States' regulations vary on how premium taxes are allocated, which surplus lines insurers are eligible and how many quotes from admitted insurers a policyholder must seek, said Joel Wood, senior vp at the Washington-based Council of Insurance Agents & Brokers. For example, if a Michigan-based company were to buy surplus lines cover for a plant in Kentucky, the two states could have competing claims for premium taxes and there is no established way to settle the discrepancy, he said.

“It's an individually negotiated thing that involves a massive amount of lawyering,” Mr. Wood said. “It's not that we feel like any of the regulations that govern surplus lines are in and of themselves unworkable.

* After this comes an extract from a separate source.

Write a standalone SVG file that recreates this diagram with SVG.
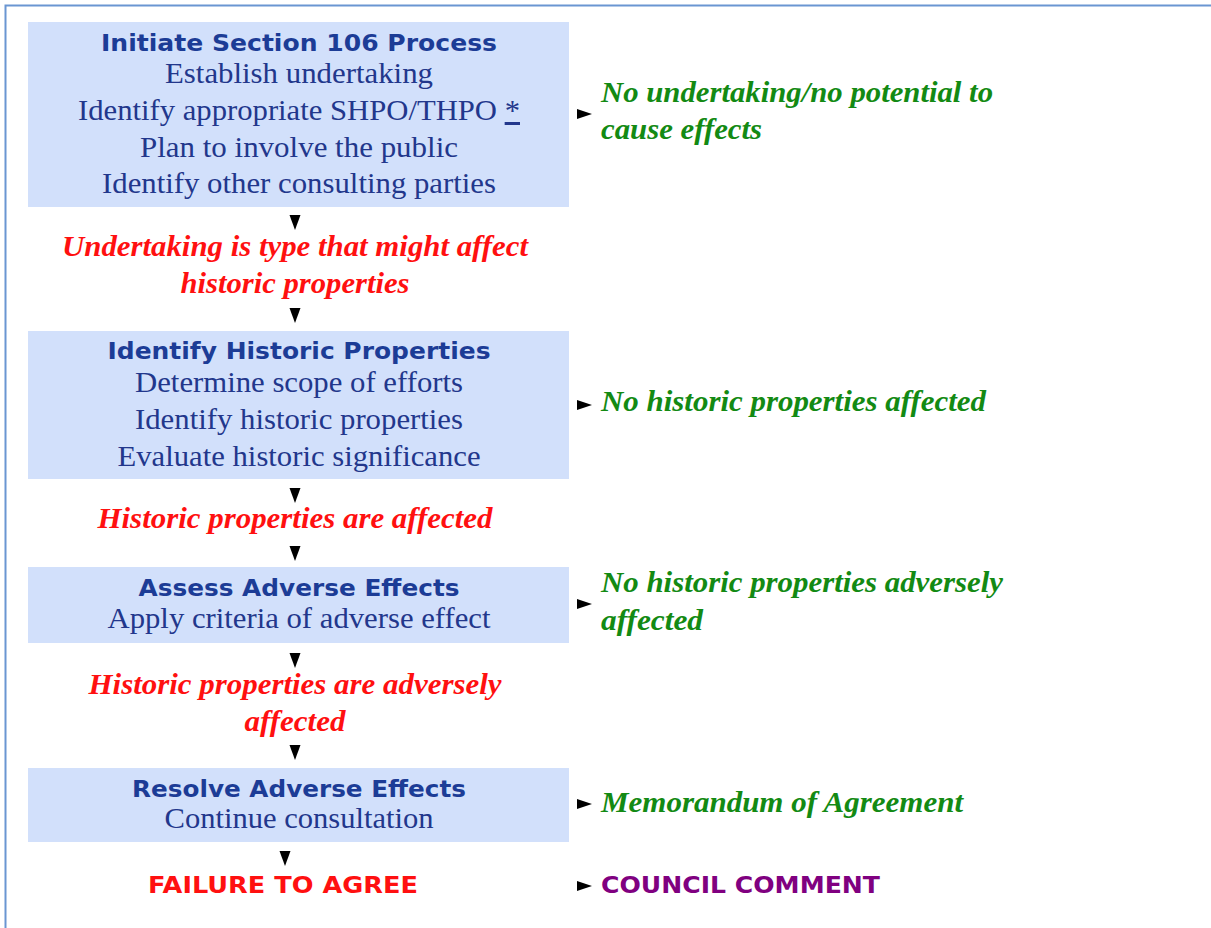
<svg xmlns="http://www.w3.org/2000/svg" width="1211" height="928" viewBox="0 0 1211 928">
  <style>
    .box { fill: #d2e0fb; }
    .head { font-family: "DejaVu Sans", Verdana, sans-serif; font-weight: bold; font-size: 22.5px; fill: #1c3c96; text-anchor: middle; }
    .line { font-family: "Liberation Serif", "Times New Roman", serif; font-size: 30px; fill: #22378c; text-anchor: middle; }
    .yes { font-family: "Liberation Serif", "Times New Roman", serif; font-style: italic; font-weight: bold; font-size: 30px; fill: #ff1010; text-anchor: middle; }
    .no { font-family: "Liberation Serif", "Times New Roman", serif; font-style: italic; font-weight: bold; font-size: 30px; fill: #138a13; }
    .caps { font-family: "DejaVu Sans", Verdana, sans-serif; font-weight: bold; font-size: 23px; }
    .tri { fill: #000; }
  </style>
  <defs>
    <path id="down" d="M-5.5,0 L5.5,0 L0,15 Z"/>
    <path id="right" d="M0,-5 L15,0 L0,5 Z"/>
  </defs>

  <rect width="1211" height="928" fill="#ffffff"/>
  <!-- frame: top and left edges only -->
  <path d="M5.5,928 L5.5,5.5 L1211,5.5" fill="none" stroke="#6a96d2" stroke-width="2"/>

  <g id="initiate">
    <rect class="box" x="28" y="22" width="541" height="185"/>
    <text class="head" x="299" y="51" textLength="396" lengthAdjust="spacingAndGlyphs">Initiate Section 106 Process</text>
    <text class="line" x="299" y="83" textLength="268" lengthAdjust="spacingAndGlyphs">Establish undertaking</text>
    <text class="line" x="299" y="120" textLength="442" lengthAdjust="spacingAndGlyphs">Identify appropriate SHPO/THPO <tspan text-decoration="underline">*</tspan></text>
    <text class="line" x="299" y="157" textLength="318" lengthAdjust="spacingAndGlyphs">Plan to involve the public</text>
    <text class="line" x="299" y="193" textLength="394" lengthAdjust="spacingAndGlyphs">Identify other consulting parties</text>
  </g>

  <g id="no-undertaking">
    <text class="no" x="601" y="102" textLength="392" lengthAdjust="spacingAndGlyphs">No undertaking/no potential to</text>
    <text class="no" x="601" y="139" textLength="161" lengthAdjust="spacingAndGlyphs">cause effects</text>
  </g>

  <g id="might-affect">
    <text class="yes" x="295" y="256" textLength="466" lengthAdjust="spacingAndGlyphs">Undertaking is type that might affect</text>
    <text class="yes" x="295" y="293" textLength="229" lengthAdjust="spacingAndGlyphs">historic properties</text>
  </g>

  <g id="identify">
    <rect class="box" x="28" y="331" width="541" height="148"/>
    <text class="head" x="299" y="359" textLength="383" lengthAdjust="spacingAndGlyphs">Identify Historic Properties</text>
    <text class="line" x="299" y="392" textLength="328" lengthAdjust="spacingAndGlyphs">Determine scope of efforts</text>
    <text class="line" x="299" y="429" textLength="328" lengthAdjust="spacingAndGlyphs">Identify historic properties</text>
    <text class="line" x="299" y="466" textLength="363" lengthAdjust="spacingAndGlyphs">Evaluate historic significance</text>
  </g>

  <g id="no-historic">
    <text class="no" x="601" y="411" textLength="385" lengthAdjust="spacingAndGlyphs">No historic properties affected</text>
  </g>

  <g id="affected">
    <text class="yes" x="295" y="528" textLength="395" lengthAdjust="spacingAndGlyphs">Historic properties are affected</text>
  </g>

  <g id="assess">
    <rect class="box" x="28" y="567" width="541" height="76"/>
    <text class="head" x="299" y="596" textLength="321" lengthAdjust="spacingAndGlyphs">Assess Adverse Effects</text>
    <text class="line" x="299" y="628" textLength="383" lengthAdjust="spacingAndGlyphs">Apply criteria of adverse effect</text>
  </g>

  <g id="no-adverse">
    <text class="no" x="601" y="592" textLength="402" lengthAdjust="spacingAndGlyphs">No historic properties adversely</text>
    <text class="no" x="601" y="630" textLength="102" lengthAdjust="spacingAndGlyphs">affected</text>
  </g>

  <g id="adversely-affected">
    <text class="yes" x="295" y="694" textLength="413" lengthAdjust="spacingAndGlyphs">Historic properties are adversely</text>
    <text class="yes" x="295" y="731" textLength="101" lengthAdjust="spacingAndGlyphs">affected</text>
  </g>

  <g id="resolve">
    <rect class="box" x="28" y="768" width="541" height="74"/>
    <text class="head" x="299" y="797" textLength="334" lengthAdjust="spacingAndGlyphs">Resolve Adverse Effects</text>
    <text class="line" x="299" y="828" textLength="269" lengthAdjust="spacingAndGlyphs">Continue consultation</text>
  </g>

  <g id="moa">
    <text class="no" x="601" y="812" textLength="362" lengthAdjust="spacingAndGlyphs">Memorandum of Agreement</text>
  </g>

  <g id="failure">
    <text class="caps" x="148" y="893" fill="#ff1010" textLength="270" lengthAdjust="spacingAndGlyphs">FAILURE TO AGREE</text>
  </g>

  <g id="council">
    <text class="caps" x="601" y="893" fill="#800080" textLength="279" lengthAdjust="spacingAndGlyphs">COUNCIL COMMENT</text>
  </g>

  <g id="connectors">
    <use href="#down" class="tri" x="295" y="215"/>
    <use href="#down" class="tri" x="295" y="308"/>
    <use href="#down" class="tri" x="295" y="488"/>
    <use href="#down" class="tri" x="295" y="546"/>
    <use href="#down" class="tri" x="295" y="653"/>
    <use href="#down" class="tri" x="295" y="745"/>
    <use href="#down" class="tri" x="285" y="851"/>
    <use href="#right" class="tri" x="577" y="114"/>
    <use href="#right" class="tri" x="577" y="405"/>
    <use href="#right" class="tri" x="577" y="604"/>
    <use href="#right" class="tri" x="577" y="804"/>
    <use href="#right" class="tri" x="577" y="886"/>
  </g>
</svg>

It's just that it breaks down when you have more than one state.”

Mr. Wood said the legislation would provide an incentive for states to develop interstate compacts.

Scott Clark, director and secretary for the New York-based Risk & Insurance Management Society Inc., said the legislation also would give qualified risk managers more direct access to nonadmitted markets than current law allows.

“RIMS truly believes we have a much better chance now of (the NRRA) being passed into law,” Mr. Clark said. “It's got a lot of traction.”